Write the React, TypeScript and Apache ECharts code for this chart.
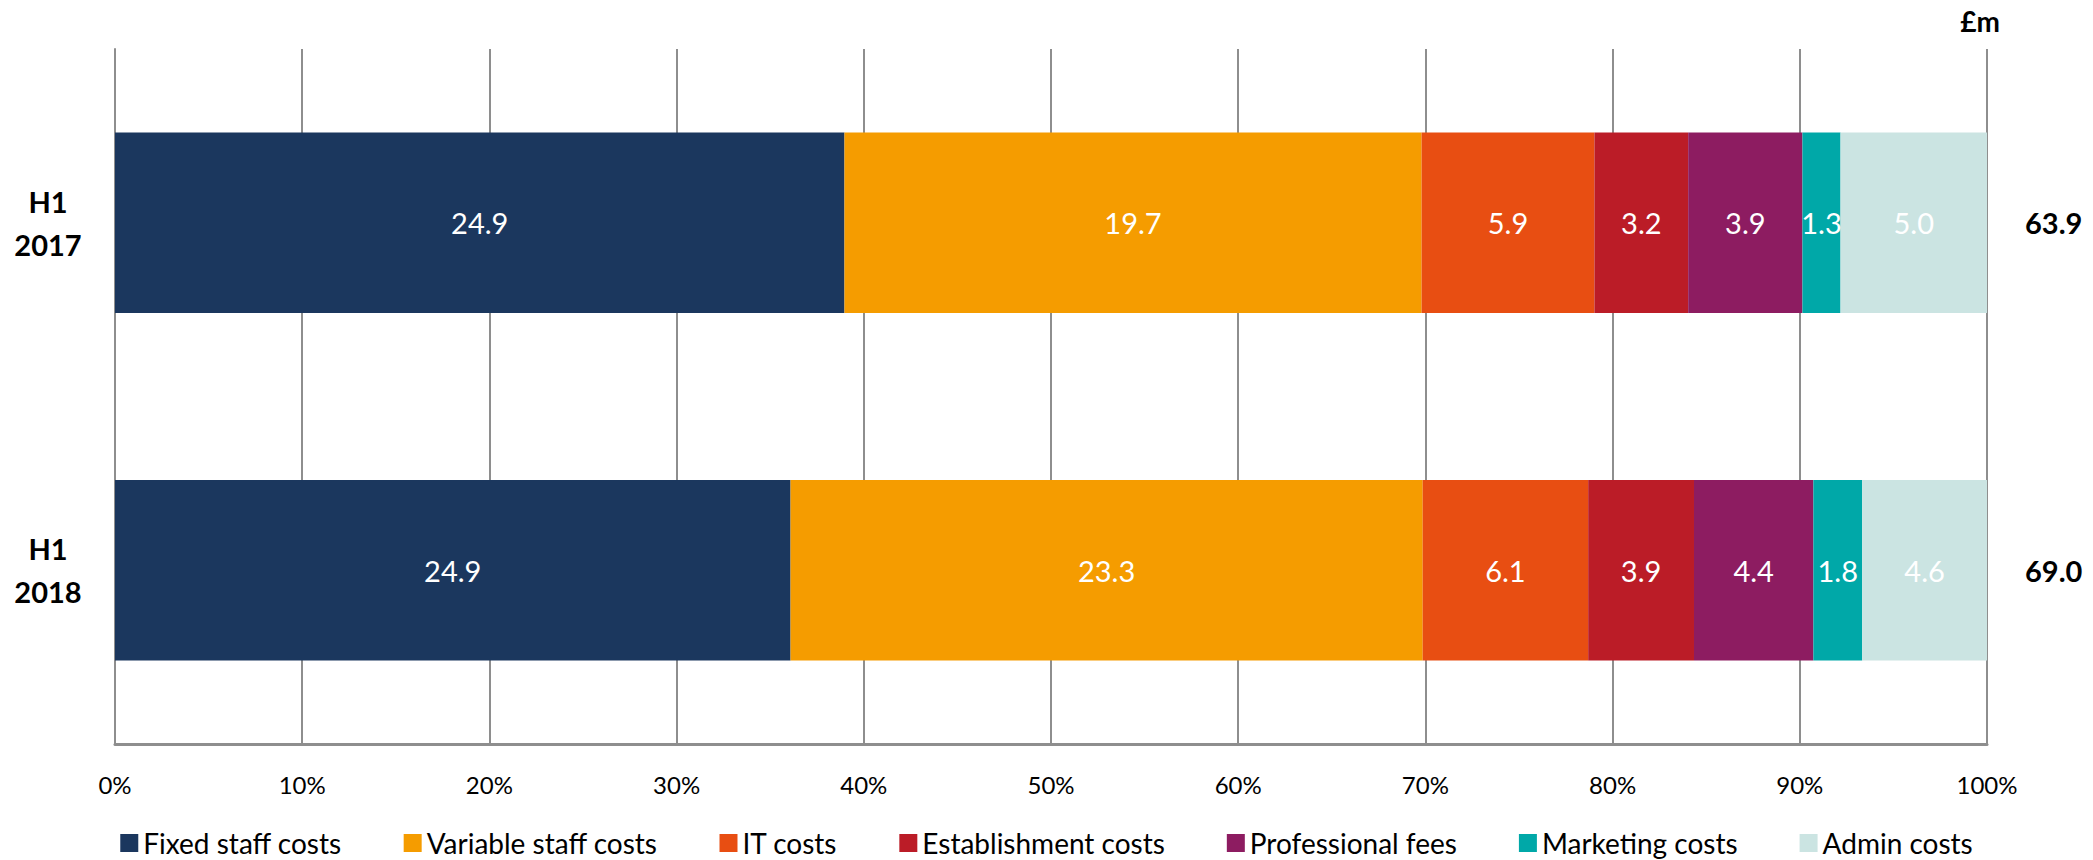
import React, { useEffect, useRef } from "react";
import * as echarts from "echarts";

// Half-year operating costs, £m
const categories = ["H1\n2017", "H1\n2018"];
const fixedStaffCosts = [24.9, 24.9];
const variableStaffCosts = [19.7, 23.3];
const itCosts = [5.9, 6.1];
const establishmentCosts = [3.2, 3.9];
const professionalFees = [3.9, 4.4];
const marketingCosts = [1.3, 1.8];
const adminCosts = [5.0, 4.6];
const percentTicks = [0, 10, 20, 30, 40, 50, 60, 70, 80, 90, 100];

const seriesDefs = [
  { name: "Fixed staff costs", values: fixedStaffCosts, color: "#1B375E" },
  { name: "Variable staff costs", values: variableStaffCosts, color: "#F59C00" },
  { name: "IT costs", values: itCosts, color: "#E84E12" },
  { name: "Establishment costs", values: establishmentCosts, color: "#BB1C27" },
  { name: "Professional fees", values: professionalFees, color: "#8D1C61" },
  { name: "Marketing costs", values: marketingCosts, color: "#00A8A8" },
  { name: "Admin costs", values: adminCosts, color: "#CBE4E2" },
];

const FONT = "Lato, 'Open Sans', sans-serif";
const GRID_COLOR = "#8E8E8E";

export default function App() {
  const ref = useRef<HTMLDivElement>(null);

  useEffect(() => {
    document.body.style.margin = "0";
    if (!ref.current) return;
    const chart = echarts.init(ref.current, undefined, { renderer: "svg" });

    const totals = categories.map((_, i) =>
      seriesDefs.reduce((s, d) => s + d.values[i], 0)
    );

    const series = seriesDefs.map((d) => ({
      name: d.name,
      type: "bar" as const,
      stack: "total",
      yAxisIndex: 0,
      barWidth: "52%",
      itemStyle: { color: d.color },
      label: {
        show: true,
        position: "inside" as const,
        color: "#FFFFFF",
        fontFamily: FONT,
        fontSize: 29,
        formatter: (p: any) => p.data.raw.toFixed(1),
      },
      data: d.values.map((v, i) => ({ value: (v / totals[i]) * 100, raw: v })),
    }));

    chart.setOption({
      animation: false,
      textStyle: { fontFamily: FONT },
      grid: { left: 115, right: 106, top: 49, bottom: 116, containLabel: false },
      xAxis: {
        type: "value",
        min: percentTicks[0],
        max: percentTicks[percentTicks.length - 1],
        interval: 10,
        axisLine: { show: true, lineStyle: { color: GRID_COLOR, width: 3 } },
        axisTick: { show: false },
        splitLine: { show: true, lineStyle: { color: GRID_COLOR, width: 2 } },
        axisLabel: {
          color: "#000000",
          fontFamily: FONT,
          fontSize: 24,
          margin: 28,
          formatter: (v: number) => `${v}%`,
        },
      },
      yAxis: [
        {
          type: "category",
          data: categories,
          inverse: true,
          axisLine: { show: true, lineStyle: { color: GRID_COLOR, width: 2 } },
          axisTick: { show: false },
          axisLabel: {
            color: "#000000",
            fontFamily: FONT,
            fontWeight: "bold",
            fontSize: 29,
            lineHeight: 43,
            align: "center",
            margin: 67,
          },
        },
        {
          type: "category",
          data: totals.map((t) => t.toFixed(1)),
          inverse: true,
          position: "right",
          axisLine: { show: false },
          axisTick: { show: false },
          axisLabel: {
            color: "#000000",
            fontFamily: FONT,
            fontWeight: "bold",
            fontSize: 29,
            margin: 38,
            align: "left",
          },
        },
      ],
      legend: {
        bottom: -2,
        left: "center",
        itemWidth: 18,
        itemHeight: 18,
        itemGap: 62,
        icon: "rect",
        textStyle: { color: "#000000", fontFamily: FONT, fontSize: 28 },
        data: seriesDefs.map((d) => d.name),
      },
      graphic: [
        {
          type: "text",
          right: 93,
          top: 7,
          style: {
            text: "£m",
            fill: "#000000",
            font: `bold 28px ${FONT}`,
          },
        },
      ],
      series,
    });

    return () => chart.dispose();
  }, []);

  return <div ref={ref} style={{ width: "2093px", height: "860px" }} />;
}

########################################

Job:
Produce an exact copy of each line of data, skipping embedded images.

Exercise result:
Write the React, TypeScript and Apache ECharts code for this chart.
import React, { useEffect, useRef } from "react";
import * as echarts from "echarts";

// Half-year operating costs, £m
const categories = ["H1\n2017", "H1\n2018"];
const fixedStaffCosts = [24.9, 24.9];
const variableStaffCosts = [19.7, 23.3];
const itCosts = [5.9, 6.1];
const establishmentCosts = [3.2, 3.9];
const professionalFees = [3.9, 4.4];
const marketingCosts = [1.3, 1.8];
const adminCosts = [5.0, 4.6];
const percentTicks = [0, 10, 20, 30, 40, 50, 60, 70, 80, 90, 100];

const seriesDefs = [
  { name: "Fixed staff costs", values: fixedStaffCosts, color: "#1B375E" },
  { name: "Variable staff costs", values: variableStaffCosts, color: "#F59C00" },
  { name: "IT costs", values: itCosts, color: "#E84E12" },
  { name: "Establishment costs", values: establishmentCosts, color: "#BB1C27" },
  { name: "Professional fees", values: professionalFees, color: "#8D1C61" },
  { name: "Marketing costs", values: marketingCosts, color: "#00A8A8" },
  { name: "Admin costs", values: adminCosts, color: "#CBE4E2" },
];

const FONT = "Lato, 'Open Sans', sans-serif";
const GRID_COLOR = "#8E8E8E";

export default function App() {
  const ref = useRef<HTMLDivElement>(null);

  useEffect(() => {
    document.body.style.margin = "0";
    if (!ref.current) return;
    const chart = echarts.init(ref.current, undefined, { renderer: "svg" });

    const totals = categories.map((_, i) =>
      seriesDefs.reduce((s, d) => s + d.values[i], 0)
    );

    const series = seriesDefs.map((d) => ({
      name: d.name,
      type: "bar" as const,
      stack: "total",
      yAxisIndex: 0,
      barWidth: "52%",
      itemStyle: { color: d.color },
      label: {
        show: true,
        position: "inside" as const,
        color: "#FFFFFF",
        fontFamily: FONT,
        fontSize: 29,
        formatter: (p: any) => p.data.raw.toFixed(1),
      },
      data: d.values.map((v, i) => ({ value: (v / totals[i]) * 100, raw: v })),
    }));

    chart.setOption({
      animation: false,
      textStyle: { fontFamily: FONT },
      grid: { left: 115, right: 106, top: 49, bottom: 116, containLabel: false },
      xAxis: {
        type: "value",
        min: percentTicks[0],
        max: percentTicks[percentTicks.length - 1],
        interval: 10,
        axisLine: { show: true, lineStyle: { color: GRID_COLOR, width: 3 } },
        axisTick: { show: false },
        splitLine: { show: true, lineStyle: { color: GRID_COLOR, width: 2 } },
        axisLabel: {
          color: "#000000",
          fontFamily: FONT,
          fontSize: 24,
          margin: 28,
          formatter: (v: number) => `${v}%`,
        },
      },
      yAxis: [
        {
          type: "category",
          data: categories,
          inverse: true,
          axisLine: { show: true, lineStyle: { color: GRID_COLOR, width: 2 } },
          axisTick: { show: false },
          axisLabel: {
            color: "#000000",
            fontFamily: FONT,
            fontWeight: "bold",
            fontSize: 29,
            lineHeight: 43,
            align: "center",
            margin: 67,
          },
        },
        {
          type: "category",
          data: totals.map((t) => t.toFixed(1)),
          inverse: true,
          position: "right",
          axisLine: { show: false },
          axisTick: { show: false },
          axisLabel: {
            color: "#000000",
            fontFamily: FONT,
            fontWeight: "bold",
            fontSize: 29,
            margin: 38,
            align: "left",
          },
        },
      ],
      legend: {
        bottom: -2,
        left: "center",
        itemWidth: 18,
        itemHeight: 18,
        itemGap: 62,
        icon: "rect",
        textStyle: { color: "#000000", fontFamily: FONT, fontSize: 28 },
        data: seriesDefs.map((d) => d.name),
      },
      graphic: [
        {
          type: "text",
          right: 93,
          top: 7,
          style: {
            text: "£m",
            fill: "#000000",
            font: `bold 28px ${FONT}`,
          },
        },
      ],
      series,
    });

    return () => chart.dispose();
  }, []);

  return <div ref={ref} style={{ width: "2093px", height: "860px" }} />;
}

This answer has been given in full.